**Work to do**
Repeat each record exactly. Any picture gets left out.

**Data to use**
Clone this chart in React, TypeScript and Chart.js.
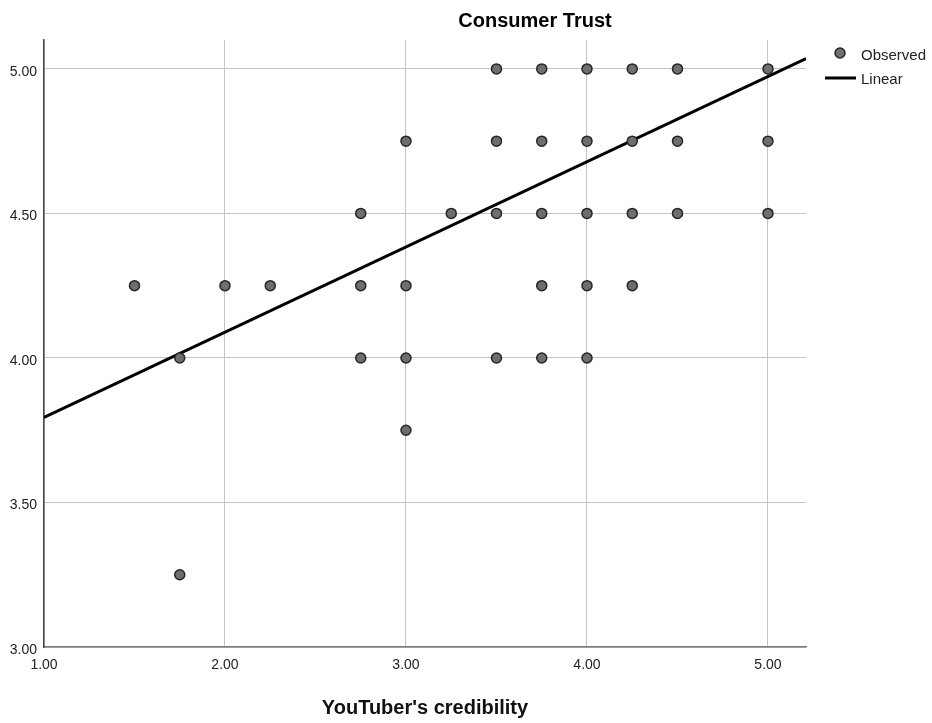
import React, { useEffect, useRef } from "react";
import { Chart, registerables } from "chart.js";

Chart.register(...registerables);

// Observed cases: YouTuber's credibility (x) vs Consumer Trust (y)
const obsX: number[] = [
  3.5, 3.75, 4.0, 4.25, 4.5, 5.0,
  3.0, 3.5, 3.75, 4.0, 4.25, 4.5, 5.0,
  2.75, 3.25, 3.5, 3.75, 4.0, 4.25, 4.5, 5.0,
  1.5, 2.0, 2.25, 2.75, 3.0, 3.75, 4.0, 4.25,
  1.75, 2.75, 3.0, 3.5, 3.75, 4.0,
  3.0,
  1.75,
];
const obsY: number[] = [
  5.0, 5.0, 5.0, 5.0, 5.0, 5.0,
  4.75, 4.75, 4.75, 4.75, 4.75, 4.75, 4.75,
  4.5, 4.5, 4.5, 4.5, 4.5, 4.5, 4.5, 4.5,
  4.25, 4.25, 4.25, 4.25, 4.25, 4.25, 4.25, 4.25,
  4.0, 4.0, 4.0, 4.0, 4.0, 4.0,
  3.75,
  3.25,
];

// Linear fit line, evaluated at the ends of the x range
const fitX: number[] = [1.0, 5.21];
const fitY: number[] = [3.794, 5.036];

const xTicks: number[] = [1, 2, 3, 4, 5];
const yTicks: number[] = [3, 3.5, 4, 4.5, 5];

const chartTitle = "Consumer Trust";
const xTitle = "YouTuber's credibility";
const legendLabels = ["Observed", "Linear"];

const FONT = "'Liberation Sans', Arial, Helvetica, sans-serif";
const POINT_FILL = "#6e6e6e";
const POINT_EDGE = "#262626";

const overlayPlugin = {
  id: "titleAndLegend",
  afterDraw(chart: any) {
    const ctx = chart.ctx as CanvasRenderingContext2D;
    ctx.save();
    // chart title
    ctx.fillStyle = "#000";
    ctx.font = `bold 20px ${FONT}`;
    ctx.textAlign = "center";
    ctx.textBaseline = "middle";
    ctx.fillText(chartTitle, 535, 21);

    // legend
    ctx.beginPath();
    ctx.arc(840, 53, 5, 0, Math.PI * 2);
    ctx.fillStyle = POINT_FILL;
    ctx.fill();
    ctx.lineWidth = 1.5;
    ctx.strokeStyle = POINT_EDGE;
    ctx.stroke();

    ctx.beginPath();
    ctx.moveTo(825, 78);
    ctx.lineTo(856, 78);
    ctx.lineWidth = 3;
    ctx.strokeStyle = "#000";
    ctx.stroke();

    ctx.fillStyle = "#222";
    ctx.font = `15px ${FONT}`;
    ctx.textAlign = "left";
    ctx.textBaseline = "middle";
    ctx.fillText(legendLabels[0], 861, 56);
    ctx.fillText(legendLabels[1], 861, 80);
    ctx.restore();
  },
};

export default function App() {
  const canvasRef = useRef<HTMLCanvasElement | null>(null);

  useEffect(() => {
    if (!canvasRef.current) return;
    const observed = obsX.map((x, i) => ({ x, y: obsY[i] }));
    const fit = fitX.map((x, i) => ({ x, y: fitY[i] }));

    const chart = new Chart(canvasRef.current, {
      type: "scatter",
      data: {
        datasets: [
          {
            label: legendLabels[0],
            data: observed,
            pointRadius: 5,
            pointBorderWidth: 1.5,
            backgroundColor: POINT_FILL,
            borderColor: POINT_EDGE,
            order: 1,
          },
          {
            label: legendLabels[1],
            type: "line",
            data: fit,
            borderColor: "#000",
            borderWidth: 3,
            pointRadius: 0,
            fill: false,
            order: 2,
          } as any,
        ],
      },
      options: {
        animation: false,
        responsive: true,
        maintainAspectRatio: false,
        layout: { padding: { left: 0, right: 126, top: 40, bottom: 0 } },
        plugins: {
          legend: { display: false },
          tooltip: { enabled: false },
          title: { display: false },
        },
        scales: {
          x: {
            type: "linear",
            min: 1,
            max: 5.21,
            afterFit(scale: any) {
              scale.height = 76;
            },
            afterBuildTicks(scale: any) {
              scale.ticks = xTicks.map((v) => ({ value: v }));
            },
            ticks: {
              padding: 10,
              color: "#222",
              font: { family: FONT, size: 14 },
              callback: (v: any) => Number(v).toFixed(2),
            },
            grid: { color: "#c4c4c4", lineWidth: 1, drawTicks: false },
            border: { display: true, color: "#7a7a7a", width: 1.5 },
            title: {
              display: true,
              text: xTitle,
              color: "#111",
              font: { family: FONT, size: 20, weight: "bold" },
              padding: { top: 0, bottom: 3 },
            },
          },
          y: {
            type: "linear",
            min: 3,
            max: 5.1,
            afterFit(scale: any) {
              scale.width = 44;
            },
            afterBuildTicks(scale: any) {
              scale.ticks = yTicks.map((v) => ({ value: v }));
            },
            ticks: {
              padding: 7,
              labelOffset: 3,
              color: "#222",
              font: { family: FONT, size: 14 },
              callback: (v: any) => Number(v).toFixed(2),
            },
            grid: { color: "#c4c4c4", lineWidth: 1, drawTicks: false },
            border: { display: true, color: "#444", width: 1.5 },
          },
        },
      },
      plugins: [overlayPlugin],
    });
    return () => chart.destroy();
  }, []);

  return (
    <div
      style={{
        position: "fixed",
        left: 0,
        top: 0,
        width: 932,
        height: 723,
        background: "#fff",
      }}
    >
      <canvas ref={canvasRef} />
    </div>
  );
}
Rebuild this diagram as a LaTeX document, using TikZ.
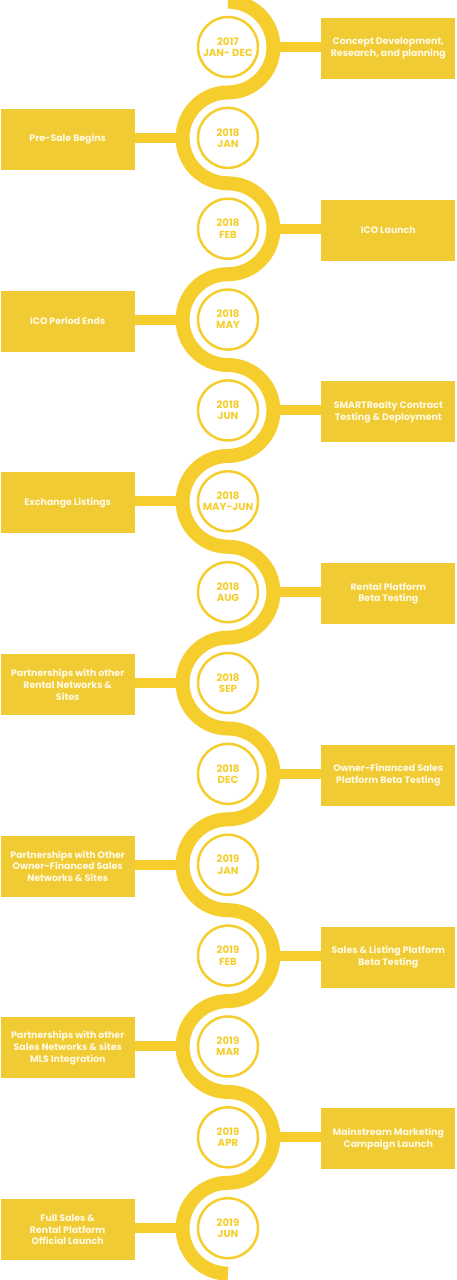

**Response for this exercise**
Clone this chart in React, TypeScript and Chart.js.
import React, { useEffect, useRef } from "react";
import { Chart, registerables } from "chart.js";

Chart.register(...registerables);

// Observed cases: YouTuber's credibility (x) vs Consumer Trust (y)
const obsX: number[] = [
  3.5, 3.75, 4.0, 4.25, 4.5, 5.0,
  3.0, 3.5, 3.75, 4.0, 4.25, 4.5, 5.0,
  2.75, 3.25, 3.5, 3.75, 4.0, 4.25, 4.5, 5.0,
  1.5, 2.0, 2.25, 2.75, 3.0, 3.75, 4.0, 4.25,
  1.75, 2.75, 3.0, 3.5, 3.75, 4.0,
  3.0,
  1.75,
];
const obsY: number[] = [
  5.0, 5.0, 5.0, 5.0, 5.0, 5.0,
  4.75, 4.75, 4.75, 4.75, 4.75, 4.75, 4.75,
  4.5, 4.5, 4.5, 4.5, 4.5, 4.5, 4.5, 4.5,
  4.25, 4.25, 4.25, 4.25, 4.25, 4.25, 4.25, 4.25,
  4.0, 4.0, 4.0, 4.0, 4.0, 4.0,
  3.75,
  3.25,
];

// Linear fit line, evaluated at the ends of the x range
const fitX: number[] = [1.0, 5.21];
const fitY: number[] = [3.794, 5.036];

const xTicks: number[] = [1, 2, 3, 4, 5];
const yTicks: number[] = [3, 3.5, 4, 4.5, 5];

const chartTitle = "Consumer Trust";
const xTitle = "YouTuber's credibility";
const legendLabels = ["Observed", "Linear"];

const FONT = "'Liberation Sans', Arial, Helvetica, sans-serif";
const POINT_FILL = "#6e6e6e";
const POINT_EDGE = "#262626";

const overlayPlugin = {
  id: "titleAndLegend",
  afterDraw(chart: any) {
    const ctx = chart.ctx as CanvasRenderingContext2D;
    ctx.save();
    // chart title
    ctx.fillStyle = "#000";
    ctx.font = `bold 20px ${FONT}`;
    ctx.textAlign = "center";
    ctx.textBaseline = "middle";
    ctx.fillText(chartTitle, 535, 21);

    // legend
    ctx.beginPath();
    ctx.arc(840, 53, 5, 0, Math.PI * 2);
    ctx.fillStyle = POINT_FILL;
    ctx.fill();
    ctx.lineWidth = 1.5;
    ctx.strokeStyle = POINT_EDGE;
    ctx.stroke();

    ctx.beginPath();
    ctx.moveTo(825, 78);
    ctx.lineTo(856, 78);
    ctx.lineWidth = 3;
    ctx.strokeStyle = "#000";
    ctx.stroke();

    ctx.fillStyle = "#222";
    ctx.font = `15px ${FONT}`;
    ctx.textAlign = "left";
    ctx.textBaseline = "middle";
    ctx.fillText(legendLabels[0], 861, 56);
    ctx.fillText(legendLabels[1], 861, 80);
    ctx.restore();
  },
};

export default function App() {
  const canvasRef = useRef<HTMLCanvasElement | null>(null);

  useEffect(() => {
    if (!canvasRef.current) return;
    const observed = obsX.map((x, i) => ({ x, y: obsY[i] }));
    const fit = fitX.map((x, i) => ({ x, y: fitY[i] }));

    const chart = new Chart(canvasRef.current, {
      type: "scatter",
      data: {
        datasets: [
          {
            label: legendLabels[0],
            data: observed,
            pointRadius: 5,
            pointBorderWidth: 1.5,
            backgroundColor: POINT_FILL,
            borderColor: POINT_EDGE,
            order: 1,
          },
          {
            label: legendLabels[1],
            type: "line",
            data: fit,
            borderColor: "#000",
            borderWidth: 3,
            pointRadius: 0,
            fill: false,
            order: 2,
          } as any,
        ],
      },
      options: {
        animation: false,
        responsive: true,
        maintainAspectRatio: false,
        layout: { padding: { left: 0, right: 126, top: 40, bottom: 0 } },
        plugins: {
          legend: { display: false },
          tooltip: { enabled: false },
          title: { display: false },
        },
        scales: {
          x: {
            type: "linear",
            min: 1,
            max: 5.21,
            afterFit(scale: any) {
              scale.height = 76;
            },
            afterBuildTicks(scale: any) {
              scale.ticks = xTicks.map((v) => ({ value: v }));
            },
            ticks: {
              padding: 10,
              color: "#222",
              font: { family: FONT, size: 14 },
              callback: (v: any) => Number(v).toFixed(2),
            },
            grid: { color: "#c4c4c4", lineWidth: 1, drawTicks: false },
            border: { display: true, color: "#7a7a7a", width: 1.5 },
            title: {
              display: true,
              text: xTitle,
              color: "#111",
              font: { family: FONT, size: 20, weight: "bold" },
              padding: { top: 0, bottom: 3 },
            },
          },
          y: {
            type: "linear",
            min: 3,
            max: 5.1,
            afterFit(scale: any) {
              scale.width = 44;
            },
            afterBuildTicks(scale: any) {
              scale.ticks = yTicks.map((v) => ({ value: v }));
            },
            ticks: {
              padding: 7,
              labelOffset: 3,
              color: "#222",
              font: { family: FONT, size: 14 },
              callback: (v: any) => Number(v).toFixed(2),
            },
            grid: { color: "#c4c4c4", lineWidth: 1, drawTicks: false },
            border: { display: true, color: "#444", width: 1.5 },
          },
        },
      },
      plugins: [overlayPlugin],
    });
    return () => chart.destroy();
  }, []);

  return (
    <div
      style={{
        position: "fixed",
        left: 0,
        top: 0,
        width: 932,
        height: 723,
        background: "#fff",
      }}
    >
      <canvas ref={canvasRef} />
    </div>
  );
}
Rebuild this diagram as a LaTeX document, using TikZ.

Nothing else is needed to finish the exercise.